- [Problem details]:
Your task is to transcribe all of the data below exactly, omitting the images.

- [Dataset records]:

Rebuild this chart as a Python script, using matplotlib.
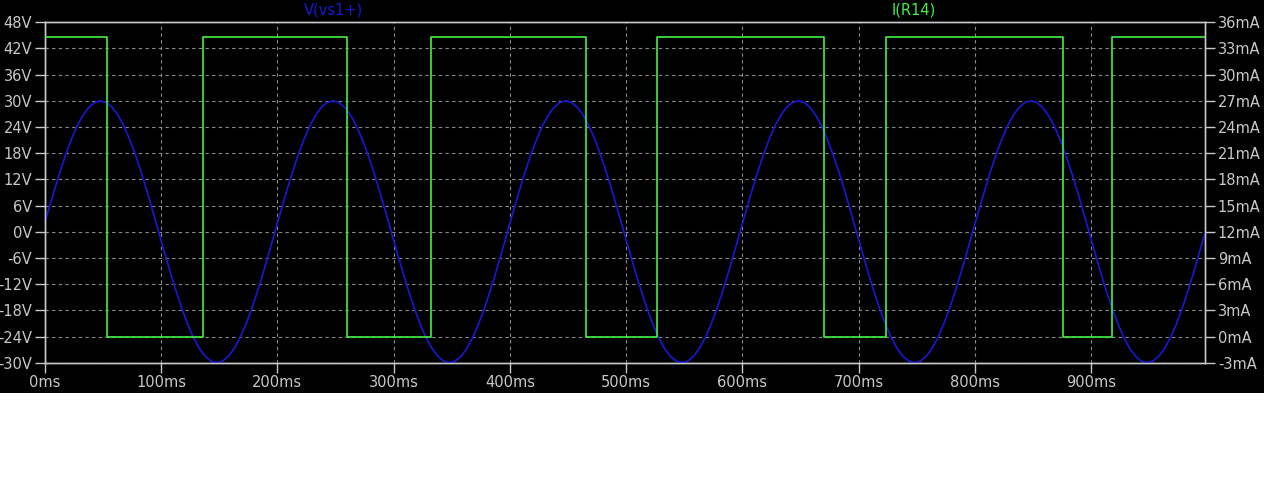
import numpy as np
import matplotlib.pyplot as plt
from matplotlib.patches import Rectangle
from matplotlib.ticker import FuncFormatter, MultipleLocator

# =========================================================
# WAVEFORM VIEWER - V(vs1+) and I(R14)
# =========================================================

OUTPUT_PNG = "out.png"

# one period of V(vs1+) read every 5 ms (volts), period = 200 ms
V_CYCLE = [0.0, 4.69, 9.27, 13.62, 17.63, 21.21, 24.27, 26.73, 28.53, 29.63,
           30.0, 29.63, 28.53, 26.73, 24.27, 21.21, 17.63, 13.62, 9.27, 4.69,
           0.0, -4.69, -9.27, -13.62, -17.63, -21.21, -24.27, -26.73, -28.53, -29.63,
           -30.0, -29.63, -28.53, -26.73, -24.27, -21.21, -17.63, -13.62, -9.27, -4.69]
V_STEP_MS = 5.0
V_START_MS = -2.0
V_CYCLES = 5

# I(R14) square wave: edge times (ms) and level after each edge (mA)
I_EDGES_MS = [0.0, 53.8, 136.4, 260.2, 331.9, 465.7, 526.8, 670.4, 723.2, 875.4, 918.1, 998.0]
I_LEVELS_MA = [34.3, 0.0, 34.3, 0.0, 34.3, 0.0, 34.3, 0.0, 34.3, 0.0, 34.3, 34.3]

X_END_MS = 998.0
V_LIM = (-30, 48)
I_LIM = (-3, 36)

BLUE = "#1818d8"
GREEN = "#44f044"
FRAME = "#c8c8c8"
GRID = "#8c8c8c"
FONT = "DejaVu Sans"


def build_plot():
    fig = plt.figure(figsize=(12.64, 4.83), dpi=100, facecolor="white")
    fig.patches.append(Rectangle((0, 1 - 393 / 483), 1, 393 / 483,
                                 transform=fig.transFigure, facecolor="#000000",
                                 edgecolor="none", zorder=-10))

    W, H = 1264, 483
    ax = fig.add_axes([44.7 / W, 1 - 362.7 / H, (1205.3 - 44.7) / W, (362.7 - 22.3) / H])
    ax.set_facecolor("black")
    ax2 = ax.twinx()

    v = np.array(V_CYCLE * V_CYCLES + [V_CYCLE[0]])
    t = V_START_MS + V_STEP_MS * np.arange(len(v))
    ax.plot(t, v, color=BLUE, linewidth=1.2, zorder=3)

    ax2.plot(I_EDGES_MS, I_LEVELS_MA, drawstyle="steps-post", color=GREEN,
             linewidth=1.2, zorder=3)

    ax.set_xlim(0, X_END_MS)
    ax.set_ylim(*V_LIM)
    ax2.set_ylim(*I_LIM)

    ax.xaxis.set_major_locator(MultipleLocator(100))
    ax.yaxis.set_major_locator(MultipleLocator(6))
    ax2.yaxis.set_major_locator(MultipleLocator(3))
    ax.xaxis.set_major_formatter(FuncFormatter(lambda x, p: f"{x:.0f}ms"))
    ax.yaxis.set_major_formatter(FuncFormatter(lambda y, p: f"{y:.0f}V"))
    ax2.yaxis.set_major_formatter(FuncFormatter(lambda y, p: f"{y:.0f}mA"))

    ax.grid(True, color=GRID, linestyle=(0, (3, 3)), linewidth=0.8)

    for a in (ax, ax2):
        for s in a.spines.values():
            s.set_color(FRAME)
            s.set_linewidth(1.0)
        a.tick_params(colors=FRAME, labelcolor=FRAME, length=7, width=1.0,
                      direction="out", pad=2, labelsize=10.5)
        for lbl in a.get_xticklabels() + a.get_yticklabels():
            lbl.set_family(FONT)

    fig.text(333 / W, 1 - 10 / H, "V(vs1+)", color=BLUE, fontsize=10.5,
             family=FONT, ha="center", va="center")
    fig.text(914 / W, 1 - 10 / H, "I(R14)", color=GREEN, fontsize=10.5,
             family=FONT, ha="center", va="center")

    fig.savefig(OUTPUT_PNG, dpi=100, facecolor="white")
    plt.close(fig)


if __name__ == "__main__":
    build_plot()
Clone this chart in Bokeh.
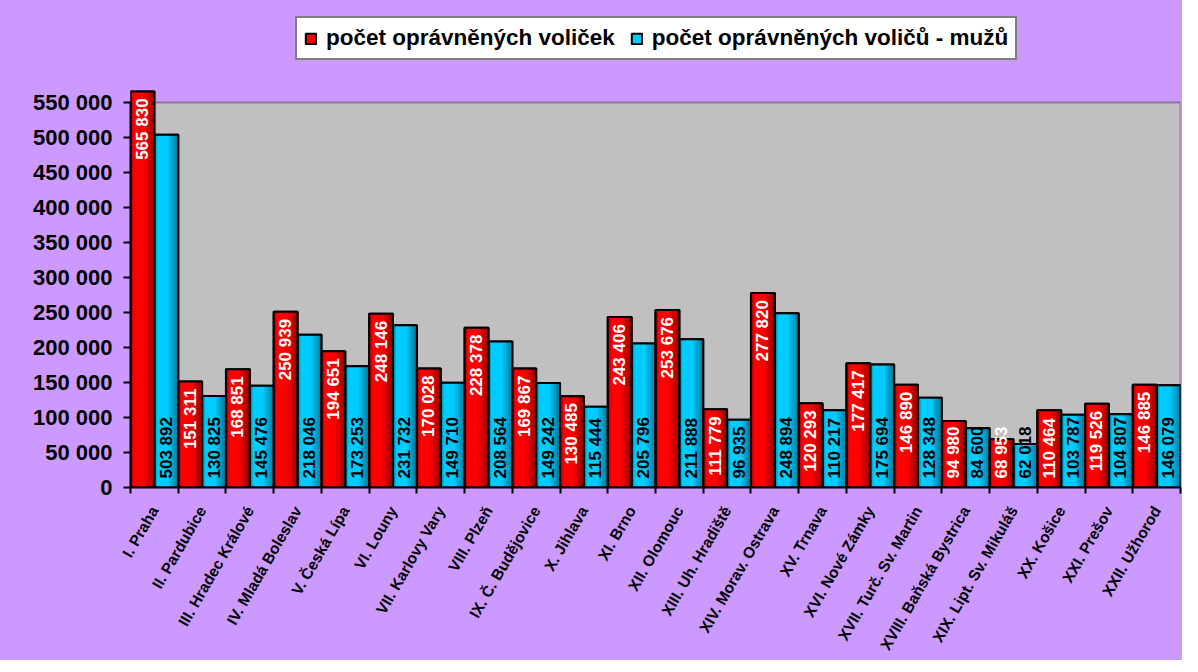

- [Exercise response]:
Rebuild this chart as a Python script, using matplotlib.
import numpy as np
import matplotlib.pyplot as plt
from matplotlib.patches import Rectangle
from matplotlib.ticker import FuncFormatter, MultipleLocator

# =========================================================
# WAVEFORM VIEWER - V(vs1+) and I(R14)
# =========================================================

OUTPUT_PNG = "out.png"

# one period of V(vs1+) read every 5 ms (volts), period = 200 ms
V_CYCLE = [0.0, 4.69, 9.27, 13.62, 17.63, 21.21, 24.27, 26.73, 28.53, 29.63,
           30.0, 29.63, 28.53, 26.73, 24.27, 21.21, 17.63, 13.62, 9.27, 4.69,
           0.0, -4.69, -9.27, -13.62, -17.63, -21.21, -24.27, -26.73, -28.53, -29.63,
           -30.0, -29.63, -28.53, -26.73, -24.27, -21.21, -17.63, -13.62, -9.27, -4.69]
V_STEP_MS = 5.0
V_START_MS = -2.0
V_CYCLES = 5

# I(R14) square wave: edge times (ms) and level after each edge (mA)
I_EDGES_MS = [0.0, 53.8, 136.4, 260.2, 331.9, 465.7, 526.8, 670.4, 723.2, 875.4, 918.1, 998.0]
I_LEVELS_MA = [34.3, 0.0, 34.3, 0.0, 34.3, 0.0, 34.3, 0.0, 34.3, 0.0, 34.3, 34.3]

X_END_MS = 998.0
V_LIM = (-30, 48)
I_LIM = (-3, 36)

BLUE = "#1818d8"
GREEN = "#44f044"
FRAME = "#c8c8c8"
GRID = "#8c8c8c"
FONT = "DejaVu Sans"


def build_plot():
    fig = plt.figure(figsize=(12.64, 4.83), dpi=100, facecolor="white")
    fig.patches.append(Rectangle((0, 1 - 393 / 483), 1, 393 / 483,
                                 transform=fig.transFigure, facecolor="#000000",
                                 edgecolor="none", zorder=-10))

    W, H = 1264, 483
    ax = fig.add_axes([44.7 / W, 1 - 362.7 / H, (1205.3 - 44.7) / W, (362.7 - 22.3) / H])
    ax.set_facecolor("black")
    ax2 = ax.twinx()

    v = np.array(V_CYCLE * V_CYCLES + [V_CYCLE[0]])
    t = V_START_MS + V_STEP_MS * np.arange(len(v))
    ax.plot(t, v, color=BLUE, linewidth=1.2, zorder=3)

    ax2.plot(I_EDGES_MS, I_LEVELS_MA, drawstyle="steps-post", color=GREEN,
             linewidth=1.2, zorder=3)

    ax.set_xlim(0, X_END_MS)
    ax.set_ylim(*V_LIM)
    ax2.set_ylim(*I_LIM)

    ax.xaxis.set_major_locator(MultipleLocator(100))
    ax.yaxis.set_major_locator(MultipleLocator(6))
    ax2.yaxis.set_major_locator(MultipleLocator(3))
    ax.xaxis.set_major_formatter(FuncFormatter(lambda x, p: f"{x:.0f}ms"))
    ax.yaxis.set_major_formatter(FuncFormatter(lambda y, p: f"{y:.0f}V"))
    ax2.yaxis.set_major_formatter(FuncFormatter(lambda y, p: f"{y:.0f}mA"))

    ax.grid(True, color=GRID, linestyle=(0, (3, 3)), linewidth=0.8)

    for a in (ax, ax2):
        for s in a.spines.values():
            s.set_color(FRAME)
            s.set_linewidth(1.0)
        a.tick_params(colors=FRAME, labelcolor=FRAME, length=7, width=1.0,
                      direction="out", pad=2, labelsize=10.5)
        for lbl in a.get_xticklabels() + a.get_yticklabels():
            lbl.set_family(FONT)

    fig.text(333 / W, 1 - 10 / H, "V(vs1+)", color=BLUE, fontsize=10.5,
             family=FONT, ha="center", va="center")
    fig.text(914 / W, 1 - 10 / H, "I(R14)", color=GREEN, fontsize=10.5,
             family=FONT, ha="center", va="center")

    fig.savefig(OUTPUT_PNG, dpi=100, facecolor="white")
    plt.close(fig)


if __name__ == "__main__":
    build_plot()
Clone this chart in Bokeh.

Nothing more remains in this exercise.